■ THE REQUEST:
Print only the lines from the top of the data through the line with "from matplotlib.lines import Line2D", both included, skipping every picture.

■ SUPPLIED MATERIAL:
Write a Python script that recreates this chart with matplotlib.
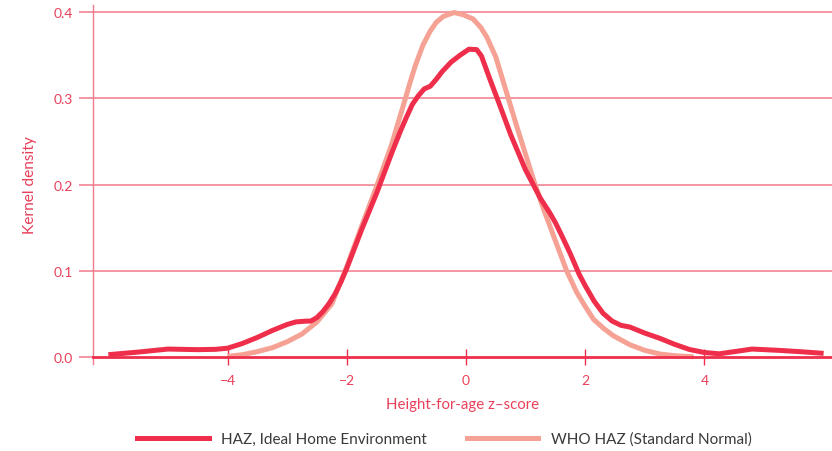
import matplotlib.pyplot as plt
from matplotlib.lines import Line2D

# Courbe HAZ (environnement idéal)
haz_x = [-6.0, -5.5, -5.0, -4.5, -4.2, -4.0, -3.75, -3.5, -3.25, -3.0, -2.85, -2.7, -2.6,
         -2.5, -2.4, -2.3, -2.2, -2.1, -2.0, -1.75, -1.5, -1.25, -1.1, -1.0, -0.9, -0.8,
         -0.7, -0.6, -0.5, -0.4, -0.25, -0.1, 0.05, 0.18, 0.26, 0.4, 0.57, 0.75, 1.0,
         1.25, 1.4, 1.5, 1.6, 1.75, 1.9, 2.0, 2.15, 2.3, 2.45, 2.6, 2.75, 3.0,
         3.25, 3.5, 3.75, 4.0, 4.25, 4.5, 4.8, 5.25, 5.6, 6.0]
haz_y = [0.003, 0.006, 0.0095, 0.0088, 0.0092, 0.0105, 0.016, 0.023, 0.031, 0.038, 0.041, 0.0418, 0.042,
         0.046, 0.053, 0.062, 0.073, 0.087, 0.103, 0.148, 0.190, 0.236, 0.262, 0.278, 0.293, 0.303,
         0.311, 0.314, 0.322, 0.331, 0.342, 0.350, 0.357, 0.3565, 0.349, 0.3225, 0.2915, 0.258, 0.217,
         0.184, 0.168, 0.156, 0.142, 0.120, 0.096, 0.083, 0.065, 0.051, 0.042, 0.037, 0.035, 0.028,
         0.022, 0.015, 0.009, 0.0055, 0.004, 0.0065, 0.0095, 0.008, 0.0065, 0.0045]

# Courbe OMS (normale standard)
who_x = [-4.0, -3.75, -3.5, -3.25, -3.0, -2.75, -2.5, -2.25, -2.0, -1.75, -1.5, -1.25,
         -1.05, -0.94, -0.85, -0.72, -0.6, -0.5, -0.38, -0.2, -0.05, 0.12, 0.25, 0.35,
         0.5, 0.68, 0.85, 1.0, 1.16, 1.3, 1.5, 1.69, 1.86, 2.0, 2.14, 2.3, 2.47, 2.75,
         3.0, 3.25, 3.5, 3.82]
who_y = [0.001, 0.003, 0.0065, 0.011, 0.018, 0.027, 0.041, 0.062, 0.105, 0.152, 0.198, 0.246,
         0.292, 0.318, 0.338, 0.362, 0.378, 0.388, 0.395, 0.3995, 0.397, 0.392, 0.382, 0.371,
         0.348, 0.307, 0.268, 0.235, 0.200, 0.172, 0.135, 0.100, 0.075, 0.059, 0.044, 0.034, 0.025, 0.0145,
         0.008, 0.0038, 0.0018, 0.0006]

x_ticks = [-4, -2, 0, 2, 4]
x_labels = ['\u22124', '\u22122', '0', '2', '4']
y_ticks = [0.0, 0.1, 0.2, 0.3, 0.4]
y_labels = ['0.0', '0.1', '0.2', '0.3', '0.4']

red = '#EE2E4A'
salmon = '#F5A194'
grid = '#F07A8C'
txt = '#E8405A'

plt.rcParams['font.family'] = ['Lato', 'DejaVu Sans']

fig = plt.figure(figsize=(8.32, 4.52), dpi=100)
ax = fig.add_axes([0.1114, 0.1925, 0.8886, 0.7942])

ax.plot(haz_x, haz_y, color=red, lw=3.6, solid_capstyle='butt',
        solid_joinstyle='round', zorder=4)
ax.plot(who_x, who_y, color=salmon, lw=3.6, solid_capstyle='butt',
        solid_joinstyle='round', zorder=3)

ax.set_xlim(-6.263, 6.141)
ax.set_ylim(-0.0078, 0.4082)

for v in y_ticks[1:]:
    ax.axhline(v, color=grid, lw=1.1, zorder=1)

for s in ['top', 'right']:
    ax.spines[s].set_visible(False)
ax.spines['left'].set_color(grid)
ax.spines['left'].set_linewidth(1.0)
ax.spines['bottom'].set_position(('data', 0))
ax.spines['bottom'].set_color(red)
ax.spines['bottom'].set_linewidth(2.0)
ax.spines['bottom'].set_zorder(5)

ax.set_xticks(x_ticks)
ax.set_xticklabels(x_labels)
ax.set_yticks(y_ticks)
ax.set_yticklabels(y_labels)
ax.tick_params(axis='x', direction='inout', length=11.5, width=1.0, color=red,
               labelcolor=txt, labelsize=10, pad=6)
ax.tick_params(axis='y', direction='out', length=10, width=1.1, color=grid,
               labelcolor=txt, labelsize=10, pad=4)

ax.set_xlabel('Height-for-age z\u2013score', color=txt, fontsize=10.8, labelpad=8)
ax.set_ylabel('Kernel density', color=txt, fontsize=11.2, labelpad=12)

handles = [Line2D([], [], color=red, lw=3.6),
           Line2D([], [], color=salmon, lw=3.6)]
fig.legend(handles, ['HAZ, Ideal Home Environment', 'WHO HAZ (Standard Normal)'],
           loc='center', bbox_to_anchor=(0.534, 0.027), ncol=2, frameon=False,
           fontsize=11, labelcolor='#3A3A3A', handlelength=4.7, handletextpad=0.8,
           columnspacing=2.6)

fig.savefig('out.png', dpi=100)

■ RESULT BELOW:
Write a Python script that recreates this chart with matplotlib.
import matplotlib.pyplot as plt
from matplotlib.lines import Line2D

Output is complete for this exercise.